Hunting Park: Renovations Being Made to Hunting Park Football Field

Kobe Addo-Boateng and Dan Chieco measured the field's soil infiltration.
Kobe Addo-Boateng and Dan Chieco measured the field's soil infiltration.

The football field at Hunting Park has been degrading for some time now, so why is there a bulldozer digging more holes in its surface? That is because there are plans to have the field remodeled, but first Kobe Addo-Boateng needed to test the current soils drainage.

“I’m measuring the soil’s infiltration, trying to see how fast it absorbs water,” Kobe said.

Kobe, a senior engineer for Langan Environmental Services, contended that poor infiltration is what caused the field’s deterioration.

“Right now the field cannot drain water and standing puddles form. When the football team has to practice on this saturated soil it gets destroyed,” Kobe said.

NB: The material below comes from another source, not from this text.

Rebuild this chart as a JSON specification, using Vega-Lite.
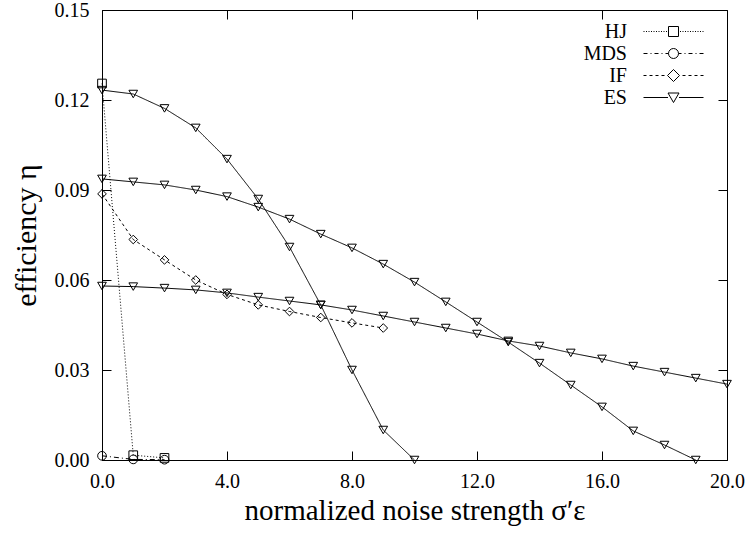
{
  "$schema": "https://vega.github.io/schema/vega-lite/v6.json",
  "width": 625,
  "height": 450,
  "autosize": {"type": "none"},
  "padding": {"left": 102, "top": 10, "right": 20, "bottom": 75},
  "background": "white",
  "config": {
    "font": "Liberation Serif",
    "view": {"stroke": "black", "strokeWidth": 1},
    "axis": {"grid": false, "domainColor": "black", "tickColor": "black", "labelColor": "black", "titleColor": "black", "labelFont": "Liberation Serif", "titleFont": "Liberation Serif", "titleFontWeight": "normal", "labelFontSize": 20, "titleFontSize": 29, "labelFlush": false},
    "legend": {"labelFont": "Liberation Serif", "labelColor": "black"}
  },
  "data": {"values": [
    {"x": 0, "y": 0.1255, "method": "HJ", "series": "HJ"},
    {"x": 1, "y": 0.0016, "method": "HJ", "series": "HJ"},
    {"x": 2, "y": 0.0007, "method": "HJ", "series": "HJ"},
    {"x": 0, "y": 0.0014, "method": "MDS", "series": "MDS"},
    {"x": 1, "y": 0.0002, "method": "MDS", "series": "MDS"},
    {"x": 2, "y": 0.0001, "method": "MDS", "series": "MDS"},
    {"x": 0, "y": 0.0887, "method": "IF", "series": "IF"},
    {"x": 1, "y": 0.0735, "method": "IF", "series": "IF"},
    {"x": 2, "y": 0.0667, "method": "IF", "series": "IF"},
    {"x": 3, "y": 0.0600, "method": "IF", "series": "IF"},
    {"x": 4, "y": 0.0552, "method": "IF", "series": "IF"},
    {"x": 5, "y": 0.0517, "method": "IF", "series": "IF"},
    {"x": 6, "y": 0.0495, "method": "IF", "series": "IF"},
    {"x": 7, "y": 0.0475, "method": "IF", "series": "IF"},
    {"x": 8, "y": 0.0457, "method": "IF", "series": "IF"},
    {"x": 9, "y": 0.0440, "method": "IF", "series": "IF"},
    {"x": 0, "y": 0.1233, "method": "ES", "series": "ES1"},
    {"x": 1, "y": 0.1220, "method": "ES", "series": "ES1"},
    {"x": 2, "y": 0.1172, "method": "ES", "series": "ES1"},
    {"x": 3, "y": 0.1107, "method": "ES", "series": "ES1"},
    {"x": 4, "y": 0.1003, "method": "ES", "series": "ES1"},
    {"x": 5, "y": 0.0870, "method": "ES", "series": "ES1"},
    {"x": 6, "y": 0.0710, "method": "ES", "series": "ES1"},
    {"x": 7, "y": 0.0517, "method": "ES", "series": "ES1"},
    {"x": 8, "y": 0.0300, "method": "ES", "series": "ES1"},
    {"x": 9, "y": 0.0100, "method": "ES", "series": "ES1"},
    {"x": 10, "y": 0.0000, "method": "ES", "series": "ES1"},
    {"x": 0, "y": 0.0937, "method": "ES", "series": "ES2"},
    {"x": 1, "y": 0.0927, "method": "ES", "series": "ES2"},
    {"x": 2, "y": 0.0917, "method": "ES", "series": "ES2"},
    {"x": 3, "y": 0.0900, "method": "ES", "series": "ES2"},
    {"x": 4, "y": 0.0878, "method": "ES", "series": "ES2"},
    {"x": 5, "y": 0.0843, "method": "ES", "series": "ES2"},
    {"x": 6, "y": 0.0803, "method": "ES", "series": "ES2"},
    {"x": 7, "y": 0.0753, "method": "ES", "series": "ES2"},
    {"x": 8, "y": 0.0707, "method": "ES", "series": "ES2"},
    {"x": 9, "y": 0.0653, "method": "ES", "series": "ES2"},
    {"x": 10, "y": 0.0593, "method": "ES", "series": "ES2"},
    {"x": 11, "y": 0.0527, "method": "ES", "series": "ES2"},
    {"x": 12, "y": 0.0460, "method": "ES", "series": "ES2"},
    {"x": 13, "y": 0.0393, "method": "ES", "series": "ES2"},
    {"x": 14, "y": 0.0323, "method": "ES", "series": "ES2"},
    {"x": 15, "y": 0.0250, "method": "ES", "series": "ES2"},
    {"x": 16, "y": 0.0177, "method": "ES", "series": "ES2"},
    {"x": 17, "y": 0.0097, "method": "ES", "series": "ES2"},
    {"x": 18, "y": 0.0050, "method": "ES", "series": "ES2"},
    {"x": 19, "y": 0.0000, "method": "ES", "series": "ES2"},
    {"x": 0, "y": 0.0580, "method": "ES", "series": "ES3"},
    {"x": 1, "y": 0.0578, "method": "ES", "series": "ES3"},
    {"x": 2, "y": 0.0573, "method": "ES", "series": "ES3"},
    {"x": 3, "y": 0.0567, "method": "ES", "series": "ES3"},
    {"x": 4, "y": 0.0557, "method": "ES", "series": "ES3"},
    {"x": 5, "y": 0.0543, "method": "ES", "series": "ES3"},
    {"x": 6, "y": 0.0530, "method": "ES", "series": "ES3"},
    {"x": 7, "y": 0.0517, "method": "ES", "series": "ES3"},
    {"x": 8, "y": 0.0500, "method": "ES", "series": "ES3"},
    {"x": 9, "y": 0.0480, "method": "ES", "series": "ES3"},
    {"x": 10, "y": 0.0460, "method": "ES", "series": "ES3"},
    {"x": 11, "y": 0.0440, "method": "ES", "series": "ES3"},
    {"x": 12, "y": 0.0420, "method": "ES", "series": "ES3"},
    {"x": 13, "y": 0.0397, "method": "ES", "series": "ES3"},
    {"x": 14, "y": 0.0380, "method": "ES", "series": "ES3"},
    {"x": 15, "y": 0.0357, "method": "ES", "series": "ES3"},
    {"x": 16, "y": 0.0337, "method": "ES", "series": "ES3"},
    {"x": 17, "y": 0.0313, "method": "ES", "series": "ES3"},
    {"x": 18, "y": 0.0293, "method": "ES", "series": "ES3"},
    {"x": 19, "y": 0.0273, "method": "ES", "series": "ES3"},
    {"x": 20, "y": 0.0253, "method": "ES", "series": "ES3"}
  ]},
  "resolve": {"axis": {"x": "independent", "y": "independent"}, "scale": {"shape": "independent"}},
  "layer": [
    {
      "mark": {"type": "line", "color": "black", "strokeWidth": 1},
      "encoding": {
        "x": {"field": "x", "type": "quantitative", "scale": {"domain": [0, 20], "nice": false},
              "axis": {"orient": "bottom", "values": [0, 4, 8, 12, 16, 20], "format": ".1f", "tickSize": -9, "labelPadding": 20, "title": "normalized noise strength σ′ε", "titlePadding": 5}},
        "y": {"field": "y", "type": "quantitative", "scale": {"domain": [0, 0.15], "nice": false},
              "axis": {"orient": "left", "values": [0, 0.03, 0.06, 0.09, 0.12, 0.15], "format": ".2f", "tickSize": -9, "labelPadding": 22, "title": "efficiency η", "titlePadding": 13, "titleFontSize": 30}},
        "detail": {"field": "series"},
        "strokeDash": {"field": "method", "type": "nominal", "legend": null,
                       "scale": {"domain": ["HJ", "MDS", "IF", "ES"], "range": [[1, 2], [5, 3, 1, 3], [3, 3], [1, 0]]}}
      }
    },
    {
      "mark": {"type": "point", "color": "black", "filled": false, "strokeWidth": 1, "size": 75, "opacity": 1},
      "encoding": {
        "x": {"field": "x", "type": "quantitative", "scale": {"domain": [0, 20], "nice": false}, "axis": null},
        "y": {"field": "y", "type": "quantitative", "scale": {"domain": [0, 0.15], "nice": false}, "axis": null},
        "shape": {"field": "method", "type": "nominal", "legend": null,
                  "scale": {"domain": ["HJ", "MDS", "IF", "ES"], "range": ["square", "circle", "diamond", "triangle-down"]}}
      }
    },
    {
      "mark": {"type": "point", "opacity": 0, "filled": false},
      "encoding": {
        "x": {"field": "x", "type": "quantitative", "scale": {"domain": [0, 20], "nice": false},
              "axis": {"orient": "top", "values": [0, 4, 8, 12, 16, 20], "tickSize": -9, "labels": false, "title": null, "domain": false}},
        "y": {"field": "y", "type": "quantitative", "scale": {"domain": [0, 0.15], "nice": false},
              "axis": {"orient": "right", "values": [0, 0.03, 0.06, 0.09, 0.12, 0.15], "tickSize": -9, "labels": false, "title": null, "domain": false}}
      }
    },
    {
      "data": {"values": [{"method": "HJ"}, {"method": "MDS"}, {"method": "IF"}, {"method": "ES"}]},
      "mark": {"type": "point", "opacity": 0, "filled": false, "color": "black"},
      "encoding": {
        "shape": {"field": "method", "type": "nominal",
                  "scale": {"domain": ["HJ", "MDS", "IF", "ES"], "range": [
                    "M-3,0h0.1m0.15,0h0.1m0.15,0h0.1m0.15,0h0.1m0.15,0h0.1m0.15,0h0.1m0.15,0h0.1m0.15,0h0.1m0.15,0h0.1m0.15,0h0.1M-0.5,-0.5h1v1h-1zM0.65,0h0.1m0.15,0h0.1m0.15,0h0.1m0.15,0h0.1m0.15,0h0.1m0.15,0h0.1m0.15,0h0.1m0.15,0h0.1m0.15,0h0.1m0.15,0h0.1",
                    "M-3,0h0.4m0.3,0h0.1m0.3,0h0.4m0.3,0h0.1m0.3,0h0.3M0.5,0A0.5,0.5,0,1,1,-0.5,0A0.5,0.5,0,1,1,0.5,0M0.5,0h0.3m0.3,0h0.1m0.3,0h0.4m0.3,0h0.1m0.3,0h0.4",
                    "M-3,0h0.3m0.3,0h0.3m0.3,0h0.3m0.3,0h0.3m0.3,0M-0.6,0L0,-0.6L0.6,0L0,0.6ZM0.9,0h0.3m0.3,0h0.3m0.3,0h0.3m0.3,0h0.3",
                    "M-3,0H-0.55M0.55,0H3M-0.55,-0.45H0.55L0,0.5Z"
                  ]},
                  "legend": {"orient": "none", "legendX": 561, "legendY": 11, "title": null, "symbolSize": 400, "symbolStrokeWidth": 1, "symbolOpacity": 1, "symbolStrokeColor": "black", "labelAlign": "right", "labelOffset": -57, "labelFontSize": 20, "rowPadding": 1}}
      }
    }
  ]
}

In order for the new field to have a better appearance and proper drainage there are plans to raise the surface by taking soil from the small hills that surround the field.  To make sure that soil is formidable, Dan Chieco, a senior associate for Wells Appel Landscaping Architecture and Urban Design, needed to take a few samples.

“We’re checking the soil’s fertility, how nutrient rich it is.  If we believe it to be fertile enough and benefit the infiltration we’ll start to move it down to the field,” Chieco said.

Chieco and his men dug up about four feet of soil before they began to hit dense clay. Chieco said he thinks clay isn’t the best for infiltration but the hill’s topsoil proved to be more suitable.

“This clay is very dense, almost like modeling clay, and is better used for water retention opposed to drainage,” Chieco said. “There appears to be a couple of feet of good dirt above it though, so we’re taking samples at different levels.”

Chieco also worked on the drainage of the park’s newly renovated baseball field. He is optimistic that his samples will yield positive results, but has a back-up plan just in case.

A sample of soil collected from the football field in Hunting Park.

“If we can’t use the surrounding soil for infiltration we’ll need to think about an underground piping system, but the way it looks now I think we’ll be good,” Chieco said. “Hopefully, we can incorporate it with the baseball field’s natural drainage to improve overall infiltration throughout the park.”

The field’s renovations are expected to be completed for the Hunting Park Aztec’s upcoming fall football season.